No cemitério, jaz a pequena lápide que assinala a tragédia, promovida a monumento e epicentro da memória colectiva da terra. De resto, pouco mudou na última década. Manuel Reigado continua a presidir à Junta e ainda se recorda de como foi avisado do acidente, «perto das quatro da manhã, pelo secretário da Junta». Coube-lhe a tarefa de providenciar toda a logística necessária para que, no dia seguinte, fossem albergados os seis corpos no pequeno cemitério. Em grau mais ou menos próximo, toda a gente é familiar de algum dos protagonistas do fatídico acontecimento que lançou Vale de Afonsinho para as primeiras páginas dos jornais. Hoje, Manuel Reigado garante que ainda há assuntos «em que não se pode tocar». O acidente é um deles, sendo mesmo uma espécie de tabu que o tempo cristalizou.
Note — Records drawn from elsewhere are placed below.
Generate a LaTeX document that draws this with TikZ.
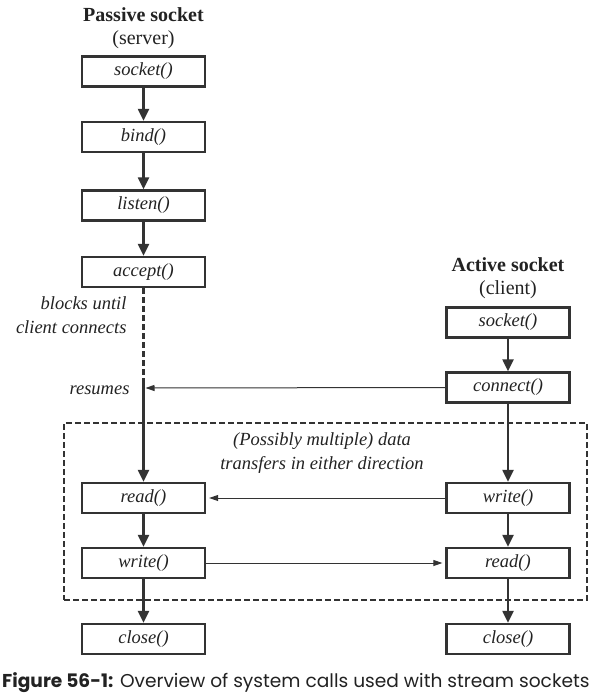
\documentclass[tikz,border=0pt]{standalone}
\usepackage{fontspec}
\setmainfont{Liberation Serif}
\newfontfamily\capfont{Poppins}
\usetikzlibrary{arrows.meta}
\definecolor{ln}{HTML}{333333}
\definecolor{tx}{HTML}{222222}
\begin{document}
\begin{tikzpicture}[x=1pt,y=-1pt,
  call/.style={draw=ln,line width=2.3pt,minimum width=123pt,minimum height=30pt,inner sep=0pt,font=\fontsize{18.5}{20}\selectfont\itshape,text=tx},
  flow/.style={draw=ln,line width=2.2pt,-{Triangle[length=12pt,width=11pt]}},
  xfer/.style={draw=ln,line width=1pt,-{Triangle[length=9pt,width=6pt]}},
  head/.style={font=\fontsize{20}{22}\selectfont\bfseries,text=tx},
  sub/.style={font=\fontsize{20}{22}\selectfont,text=tx},
  note/.style={font=\fontsize{18.5}{24}\selectfont\itshape,text=tx}]
\useasboundingbox (0,0) rectangle (596,700);
% headings
\node[head] (ph) at (143.5,15) {Passive socket};
\node[sub] (ps) at (143.5,40) {(server)};
\node[head] (ah) at (508,265) {Active socket};
\node[sub] (as) at (508,290) {(client)};
% server boxes
\node[call] (lsock) at (143.5,71.5) {socket()};
\node[call] (lbind) at (143.5,137) {bind()};
\node[call] (llist) at (143.5,205.5) {listen()};
\node[call] (lacc) at (143.5,272) {accept()};
\node[call] (lread) at (143.5,498) {read()};
\node[call] (lwrite) at (143.5,563) {write()};
\node[call] (lclose) at (143.5,639) {close()};
% client boxes
\node[call] (rsock) at (508,322.5) {socket()};
\node[call] (rconn) at (508,387.5) {connect()};
\node[call] (rwrite) at (508,498) {write()};
\node[call] (rread) at (508,563) {read()};
\node[call] (rclose) at (508,639) {close()};
% dashed region
\node[draw=ln,dash pattern=on 6pt off 3pt,line width=1.7pt,minimum width=523pt,minimum height=177pt,inner sep=0pt] (region) at (325.5,511.5) {};
\node[note,align=center] (ptext) at (322,453) {(Possibly multiple) data\\transfers in either direction};
% notes
\node[note,align=right,anchor=east] (blk) at (130,315) {blocks until\\client connects};
\node[note,anchor=east] (res) at (133,390) {resumes};
% server flow
\draw[flow] (lsock) -- (lbind);
\draw[flow] (lbind) -- (llist);
\draw[flow] (llist) -- (lacc);
\coordinate (wait) at (143.5,382);
\coordinate (resume) at (143.5,388);
\draw[draw=ln,line width=2.2pt,dash pattern=on 6pt off 3pt] (lacc.south) -- (wait);
\draw[flow] (wait) -- (lread.north);
\draw[flow] (lread) -- (lwrite);
\draw[flow] (lwrite) -- (lclose);
% client flow
\draw[flow] (rsock) -- (rconn);
\draw[flow] (rconn) -- (rwrite);
\draw[flow] (rwrite) -- (rread);
\draw[flow] (rread) -- (rclose);
% transfers
\draw[xfer] (rconn.west) -- ([xshift=2pt]resume);
\draw[xfer] (rwrite.west) -- ([xshift=3pt]lread.east);
\draw[xfer] (lwrite.east) -- ([xshift=-3pt]rread.west);
% caption
\node[anchor=west,inner sep=0pt,text=tx] (cap) at (2,683) {\capfont\fontsize{18.6}{22}\selectfont\textbf{Figure 56-1:} Overview of system calls used with stream sockets};
\end{tikzpicture}
\end{document}
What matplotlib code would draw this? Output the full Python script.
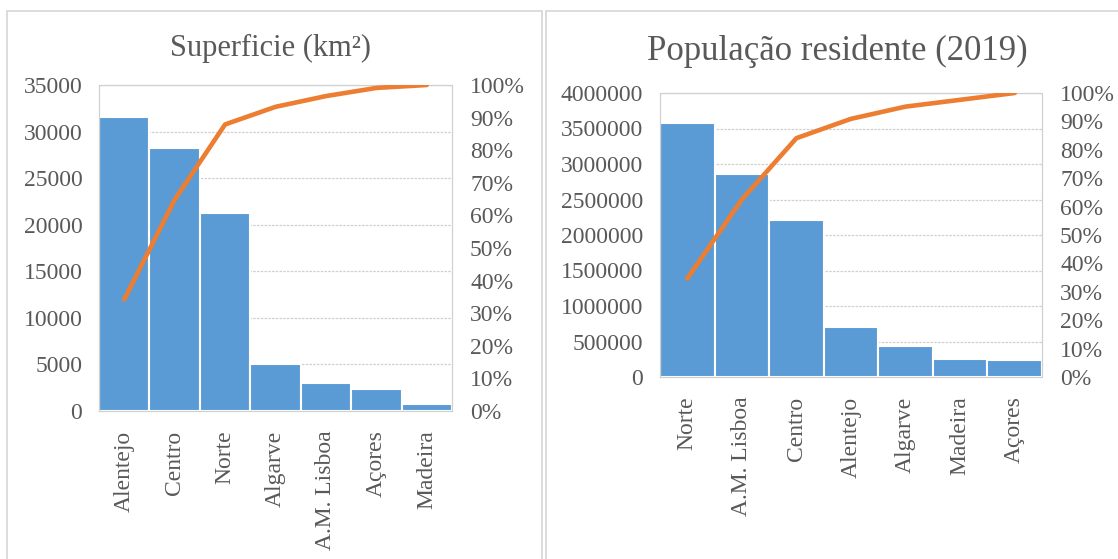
import matplotlib
matplotlib.use("Agg")
import matplotlib.pyplot as plt
from matplotlib.patches import Rectangle
import numpy as np

plt.rcParams['font.family'] = ['Liberation Serif', 'DejaVu Serif']

# ---- data ----
area_title = "Superficie (km²)"
area_regions = ["Alentejo", "Centro", "Norte", "Algarve", "A.M. Lisboa", "Açores", "Madeira"]
area_values = [31551, 28199, 21286, 4997, 3015, 2322, 801]
area_cum_pct = [34.2, 64.8, 87.9, 93.3, 96.6, 99.1, 100.0]
area_yticks = [0, 5000, 10000, 15000, 20000, 25000, 30000, 35000]

pop_title = "População residente (2019)"
pop_regions = ["Norte", "A.M. Lisboa", "Centro", "Alentejo", "Algarve", "Madeira", "Açores"]
pop_values = [3575338, 2863272, 2216569, 704558, 438406, 254254, 242796]
pop_cum_pct = [34.7, 62.5, 84.1, 90.9, 95.2, 97.6, 100.0]
pop_yticks = [0, 500000, 1000000, 1500000, 2000000, 2500000, 3000000, 3500000, 4000000]

pct_ticks = [0, 10, 20, 30, 40, 50, 60, 70, 80, 90, 100]

# ---- style ----
W, H = 1118, 559
BAR = '#5B9BD5'
LINE = '#ED7D31'
TXT = '#595959'
GRID = '#D0D0D0'
BORDER = '#D9D9D9'

fig = plt.figure(figsize=(W / 100, H / 100), dpi=100)
fig.patch.set_facecolor('white')

# panel borders
fig.add_artist(Rectangle((7 / W, -0.05), (542 - 7) / W, 1.05 - 11 / H,
                         transform=fig.transFigure, fill=False,
                         edgecolor=BORDER, linewidth=1.3))
fig.add_artist(Rectangle((546 / W, -0.05), 0.6, 1.05 - 11 / H,
                         transform=fig.transFigure, fill=False,
                         edgecolor=BORDER, linewidth=1.3))


def pareto(rect, regions, values, cum_pct, yticks, title, title_xy, title_size):
    ax = fig.add_axes(rect)
    x = np.arange(len(regions))
    ax.bar(x, values, width=1.0, color=BAR, edgecolor='white', linewidth=1.5, zorder=2)
    ax.set_xlim(-0.5, len(regions) - 0.5)
    ax.set_ylim(yticks[0], yticks[-1])
    ax.set_yticks(yticks)
    ax.set_yticklabels([str(v) for v in yticks])
    ax.set_xticks(x)
    ax.set_xticklabels(regions, rotation=90, va='top', ha='center')
    ax.yaxis.grid(True, color=GRID, linestyle=(0, (2, 1)), linewidth=0.9, zorder=0)
    ax.set_axisbelow(True)
    for s in ax.spines.values():
        s.set_color(GRID)
        s.set_linestyle((0, (2, 1)))
        s.set_linewidth(0.9)
    ax.tick_params(axis='y', length=0, pad=12, labelsize=17, labelcolor=TXT)
    ax.tick_params(axis='x', length=0, pad=14, labelsize=17, labelcolor=TXT)

    ax2 = ax.twinx()
    ax2.plot(x, cum_pct, color=LINE, linewidth=3.3, solid_capstyle='round', zorder=3)
    ax2.set_ylim(0, 100)
    ax2.set_yticks(pct_ticks)
    ax2.set_yticklabels([f"{p}%" for p in pct_ticks])
    ax2.tick_params(axis='y', length=0, pad=13, labelsize=17, labelcolor=TXT)
    for s in ax2.spines.values():
        s.set_visible(False)

    fig.text(title_xy[0] / W, 1 - title_xy[1] / H, title, ha='center', va='baseline',
             fontsize=title_size, color=TXT)
    return ax


pareto([99 / W, 1 - 411 / H, (452 - 99) / W, (411 - 85) / H],
       area_regions, area_values, area_cum_pct, area_yticks,
       area_title, (270, 56), 22)

pareto([660 / W, 1 - 377 / H, (1042 - 660) / W, (377 - 93) / H],
       pop_regions, pop_values, pop_cum_pct, pop_yticks,
       pop_title, (837, 60), 25)

fig.savefig('out.png', dpi=100, facecolor='white')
Mas há coisas que não se esquecem. O autarca recorda, por exemplo, que, cinco dias antes do sinistro, nasceu o seu neto João Pedro. Ironia do destino, nestes últimos 10 anos apenas nasceram quatro crianças na aldeia.

As viúvas de Vale de Afonsinho

Luísa Santos perdeu o marido e os filhos e escapou à morte. Ainda veste de preto e não quer falar do assunto. «Já sei ao que vêm», barra a conversa. É que, nos últimos anos, os jornalistas têm sido presença «assídua» à porta de casa. A vizinha, Maria da Conceição, conta que a família tem uma casa «muito bonita» em Figueira de Castelo Rodrigo. Só que a viúva nunca mais lá conseguiu estar, prefere a companhia da mãe na aldeia. «É que tem lá o quarto dos filhos, está a ver», acrescenta. De luto continua também Maria de Lurdes Amaral. Perdeu o marido na viagem de regresso do casamento da filha. A mulher seguia noutro carro, mais atrás, acompanhada dos sobrinhos. Outra sobrevivente foi a outra filha do casal, que ainda esteve internada em Coimbra «muito tempo» e que estuda actualmente na Guarda. Conta agora 21 anos. «Mudou tudo desde essa noite», reconhece Maria de Lurdes Amaral, que perdeu o seu «ganha-pão». Sobrevive com a pensão que o marido lhe deixou, «mas é uma miséria, porque ele trabalhava na Câmara de Figueira e estava longe de chegar à reforma», adianta. «Costuma-se dizer que quando cai a travessa da casa, caem logo os saibros todos. Nem é bom a gente lembrar-se do que aconteceu, mas lembramo-nos todos os dias», acrescenta. Um desabafo que deixa escapar enquanto cumpre a rotina diária e abre a pequena caixa de correio, ao cimo das escadas. Talvez à procura de notícias de quem já não volta.